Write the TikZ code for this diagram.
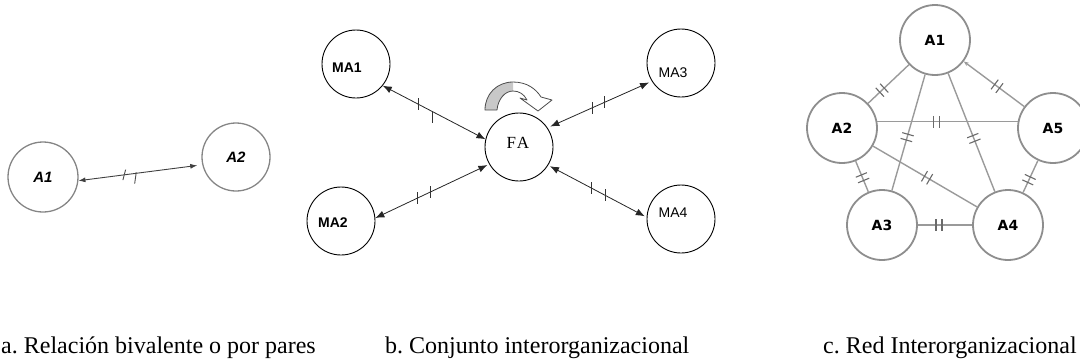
\documentclass[tikz,border=0pt]{standalone}
\usepackage{fontspec}
\setmainfont{Liberation Serif}
\newfontfamily\arialf{Liberation Sans}
\newfontfamily\fafont[LetterSpace=12]{Liberation Serif}
\newfontfamily\dejaf{DejaVu Sans}
\usetikzlibrary{arrows.meta,decorations.markings,calc}
\definecolor{agray}{HTML}{858585}
\definecolor{cgray}{HTML}{8E8E8E}
\definecolor{lgray}{HTML}{9A9A9A}
\definecolor{tgray}{HTML}{6A6A6A}
\definecolor{fillg}{HTML}{C8C8C8}
\frenchspacing
\begin{document}
\begin{tikzpicture}[x=1pt,y=-1pt,
  acirc/.style={circle,draw=agray,line width=1.3pt,minimum size=70pt,inner sep=0pt,
    font=\arialf\bfseries\itshape\fontsize{15}{15}\selectfont},
  bcirc/.style={circle,draw=black,line width=0.9pt,minimum size=68pt,inner sep=0pt},
  ccirc/.style={circle,draw=cgray,line width=1.8pt,minimum size=70pt,inner sep=0pt,
    font=\dejaf\bfseries\fontsize{14}{14}\selectfont},
  blabb/.style={inner sep=0pt,font=\arialf\bfseries\fontsize{14}{14}\selectfont},
  blabr/.style={inner sep=0pt,font=\arialf\fontsize{14}{14}\selectfont},
  capt/.style={anchor=base west,inner sep=0pt,font=\fontsize{24}{28}\selectfont},
  aarrow/.style={{Latex[length=7pt,width=5pt]}-{Latex[length=7pt,width=5pt]},line width=0.9pt,draw=black!75},
  barrow/.style={{Latex[length=9pt,width=7pt]}-{Latex[length=9pt,width=7pt]},line width=0.8pt,draw=black!85},
  cedge/.style={draw=lgray,line width=1.4pt},
  plainline/.style={-,shorten <=0pt,shorten >=0pt},
  tickb/.style={plainline,draw=black!80,line width=0.8pt},
  tickc/.style={plainline,draw=tgray,line width=1.1pt},
  ticka/.style={plainline,draw=black!70,line width=0.9pt},
  bticks/.style n args={2}{postaction={decorate,decoration={markings,
     mark=at position #1 with {\pgftransformresetnontranslations\draw[tickb] (0,-6)--(0,6);},
     mark=at position #2 with {\pgftransformresetnontranslations\draw[tickb] (0,-6)--(0,6);}}}},
  bticksh/.style n args={2}{postaction={decorate,decoration={markings,
     mark=at position #1 with {\pgftransformresetnontranslations\draw[tickb] (0,-6)--(0,6);},
     mark=at position #2 with {\pgftransformresetnontranslations\draw[tickb] (0,0)--(0,12);}}}},
  dticks/.style={postaction={decorate,decoration={markings,
     mark=at position #1 with {\draw[tickc] (-3,-6)--(-3,6) (3,-6)--(3,6);}}}},
  aticks/.style={postaction={decorate,decoration={markings,
     mark=at position 0.37 with {\draw[ticka] (-2,5)--(2,-5);},
     mark=at position 0.46 with {\draw[ticka] (1,-1)--(-2,10);}}}}
]
\useasboundingbox (0,0) rectangle (1080,360);

% ---------- a ----------
\node[acirc] (a1) at (43,177) {A1};
\node[acirc,minimum size=68pt] (a2) at (236,157) {A2};
\draw[aarrow,aticks,shorten >=5pt] (a1.-6) -- (a2.193);

% ---------- b ----------
\node[bcirc] (ma1) at (356,64) {};
\node[bcirc] (ma3) at (681,63) {};
\node[bcirc] (fa) at (519,147) {};
\node[bcirc] (ma2) at (341,221) {};
\node[bcirc] (ma4) at (681,219) {};
\node[blabb] (ma1t) at (347,68) {MA1};
\node[blabr] (ma3t) at (673,73) {MA3};
\node[blabb] (ma2t) at (333,223) {MA2};
\node[blabr] (ma4t) at (673,213) {MA4};
\node[inner sep=0pt,font=\fafont\fontsize{17}{17}\selectfont] (fat) at (518,143) {FA};

\draw[barrow,bticksh={0.35}{0.48}] (ma1.-39) -- (fa.167);
\draw[barrow,bticks={0.45}{0.57},shorten <=3pt,shorten >=3pt] (ma3.212) -- (fa.34);
\draw[barrow,bticks={0.37}{0.48},shorten >=2pt] (ma2.5) -- (fa.210);
\draw[barrow,bticks={0.42}{0.56},shorten <=2pt,shorten >=2pt] (ma4.177) -- (fa.-32);

% curved block arrow above FA
\fill[fillg] (485,110) .. controls (485,94) and (497,82) .. (513,82)
  -- (513,91) .. controls (505,91) and (498,99) .. (497,110) -- cycle;
\draw[draw=black!70,line width=0.8pt,line join=round]
  (485,110) .. controls (485,94) and (497,82) .. (513,82)
  .. controls (527,82) and (536,89) .. (541,97)
  -- (552,100) -- (538,111) -- (520,98) -- (527,100)
  .. controls (524,94) and (519,91) .. (513,91)
  .. controls (505,91) and (498,99) .. (497,110) -- cycle;

% ---------- c ----------
\node[ccirc] (c1) at (935,40) {A1};
\node[ccirc] (c2) at (842,128) {A2};
\node[ccirc] (c5) at (1053,128) {A5};
\node[ccirc] (c3) at (882,225) {A3};
\node[ccirc] (c4) at (1008,225) {A4};

\draw[cedge,dticks=0.66] (c1) -- (c2);
\draw[cedge,dticks=0.45,-{Stealth[length=5pt,width=4pt]}] (c5) -- (c1);
\draw[cedge,dticks=0.42] (c2.10) -- (c5.170);
\draw[cedge,dticks=0.54] (c1) -- (c3);
\draw[cedge,dticks=0.55] (c1) -- (c4);
\draw[cedge,dticks=0.52] (c2) -- (c4);
\draw[cedge,dticks=0.54] (c2) -- (c3);
\draw[cedge,dticks=0.6] (c5) -- (c4);
\draw[cedge,dticks=0.39] (c3) -- (c4);

% ---------- captions ----------
\node[capt] (capa) at (1,353) {a. Relación bivalente o por pares};
\node[capt] (capb) at (385,353) {b. Conjunto interorganizacional};
\node[capt] (capc) at (823,353) {c. Red Interorganizacional};
\end{tikzpicture}
\end{document}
★ ★ ★ ★
**What you have to do:**
Return each line exactly as written. Any picture gets left out.

**Solved exercise:**
Write the TikZ code for this diagram.
\documentclass[tikz,border=0pt]{standalone}
\usepackage{fontspec}
\setmainfont{Liberation Serif}
\newfontfamily\arialf{Liberation Sans}
\newfontfamily\fafont[LetterSpace=12]{Liberation Serif}
\newfontfamily\dejaf{DejaVu Sans}
\usetikzlibrary{arrows.meta,decorations.markings,calc}
\definecolor{agray}{HTML}{858585}
\definecolor{cgray}{HTML}{8E8E8E}
\definecolor{lgray}{HTML}{9A9A9A}
\definecolor{tgray}{HTML}{6A6A6A}
\definecolor{fillg}{HTML}{C8C8C8}
\frenchspacing
\begin{document}
\begin{tikzpicture}[x=1pt,y=-1pt,
  acirc/.style={circle,draw=agray,line width=1.3pt,minimum size=70pt,inner sep=0pt,
    font=\arialf\bfseries\itshape\fontsize{15}{15}\selectfont},
  bcirc/.style={circle,draw=black,line width=0.9pt,minimum size=68pt,inner sep=0pt},
  ccirc/.style={circle,draw=cgray,line width=1.8pt,minimum size=70pt,inner sep=0pt,
    font=\dejaf\bfseries\fontsize{14}{14}\selectfont},
  blabb/.style={inner sep=0pt,font=\arialf\bfseries\fontsize{14}{14}\selectfont},
  blabr/.style={inner sep=0pt,font=\arialf\fontsize{14}{14}\selectfont},
  capt/.style={anchor=base west,inner sep=0pt,font=\fontsize{24}{28}\selectfont},
  aarrow/.style={{Latex[length=7pt,width=5pt]}-{Latex[length=7pt,width=5pt]},line width=0.9pt,draw=black!75},
  barrow/.style={{Latex[length=9pt,width=7pt]}-{Latex[length=9pt,width=7pt]},line width=0.8pt,draw=black!85},
  cedge/.style={draw=lgray,line width=1.4pt},
  plainline/.style={-,shorten <=0pt,shorten >=0pt},
  tickb/.style={plainline,draw=black!80,line width=0.8pt},
  tickc/.style={plainline,draw=tgray,line width=1.1pt},
  ticka/.style={plainline,draw=black!70,line width=0.9pt},
  bticks/.style n args={2}{postaction={decorate,decoration={markings,
     mark=at position #1 with {\pgftransformresetnontranslations\draw[tickb] (0,-6)--(0,6);},
     mark=at position #2 with {\pgftransformresetnontranslations\draw[tickb] (0,-6)--(0,6);}}}},
  bticksh/.style n args={2}{postaction={decorate,decoration={markings,
     mark=at position #1 with {\pgftransformresetnontranslations\draw[tickb] (0,-6)--(0,6);},
     mark=at position #2 with {\pgftransformresetnontranslations\draw[tickb] (0,0)--(0,12);}}}},
  dticks/.style={postaction={decorate,decoration={markings,
     mark=at position #1 with {\draw[tickc] (-3,-6)--(-3,6) (3,-6)--(3,6);}}}},
  aticks/.style={postaction={decorate,decoration={markings,
     mark=at position 0.37 with {\draw[ticka] (-2,5)--(2,-5);},
     mark=at position 0.46 with {\draw[ticka] (1,-1)--(-2,10);}}}}
]
\useasboundingbox (0,0) rectangle (1080,360);

% ---------- a ----------
\node[acirc] (a1) at (43,177) {A1};
\node[acirc,minimum size=68pt] (a2) at (236,157) {A2};
\draw[aarrow,aticks,shorten >=5pt] (a1.-6) -- (a2.193);

% ---------- b ----------
\node[bcirc] (ma1) at (356,64) {};
\node[bcirc] (ma3) at (681,63) {};
\node[bcirc] (fa) at (519,147) {};
\node[bcirc] (ma2) at (341,221) {};
\node[bcirc] (ma4) at (681,219) {};
\node[blabb] (ma1t) at (347,68) {MA1};
\node[blabr] (ma3t) at (673,73) {MA3};
\node[blabb] (ma2t) at (333,223) {MA2};
\node[blabr] (ma4t) at (673,213) {MA4};
\node[inner sep=0pt,font=\fafont\fontsize{17}{17}\selectfont] (fat) at (518,143) {FA};

\draw[barrow,bticksh={0.35}{0.48}] (ma1.-39) -- (fa.167);
\draw[barrow,bticks={0.45}{0.57},shorten <=3pt,shorten >=3pt] (ma3.212) -- (fa.34);
\draw[barrow,bticks={0.37}{0.48},shorten >=2pt] (ma2.5) -- (fa.210);
\draw[barrow,bticks={0.42}{0.56},shorten <=2pt,shorten >=2pt] (ma4.177) -- (fa.-32);

% curved block arrow above FA
\fill[fillg] (485,110) .. controls (485,94) and (497,82) .. (513,82)
  -- (513,91) .. controls (505,91) and (498,99) .. (497,110) -- cycle;
\draw[draw=black!70,line width=0.8pt,line join=round]
  (485,110) .. controls (485,94) and (497,82) .. (513,82)
  .. controls (527,82) and (536,89) .. (541,97)
  -- (552,100) -- (538,111) -- (520,98) -- (527,100)
  .. controls (524,94) and (519,91) .. (513,91)
  .. controls (505,91) and (498,99) .. (497,110) -- cycle;

% ---------- c ----------
\node[ccirc] (c1) at (935,40) {A1};
\node[ccirc] (c2) at (842,128) {A2};
\node[ccirc] (c5) at (1053,128) {A5};
\node[ccirc] (c3) at (882,225) {A3};
\node[ccirc] (c4) at (1008,225) {A4};

\draw[cedge,dticks=0.66] (c1) -- (c2);
\draw[cedge,dticks=0.45,-{Stealth[length=5pt,width=4pt]}] (c5) -- (c1);
\draw[cedge,dticks=0.42] (c2.10) -- (c5.170);
\draw[cedge,dticks=0.54] (c1) -- (c3);
\draw[cedge,dticks=0.55] (c1) -- (c4);
\draw[cedge,dticks=0.52] (c2) -- (c4);
\draw[cedge,dticks=0.54] (c2) -- (c3);
\draw[cedge,dticks=0.6] (c5) -- (c4);
\draw[cedge,dticks=0.39] (c3) -- (c4);

% ---------- captions ----------
\node[capt] (capa) at (1,353) {a. Relación bivalente o por pares};
\node[capt] (capb) at (385,353) {b. Conjunto interorganizacional};
\node[capt] (capc) at (823,353) {c. Red Interorganizacional};
\end{tikzpicture}
\end{document}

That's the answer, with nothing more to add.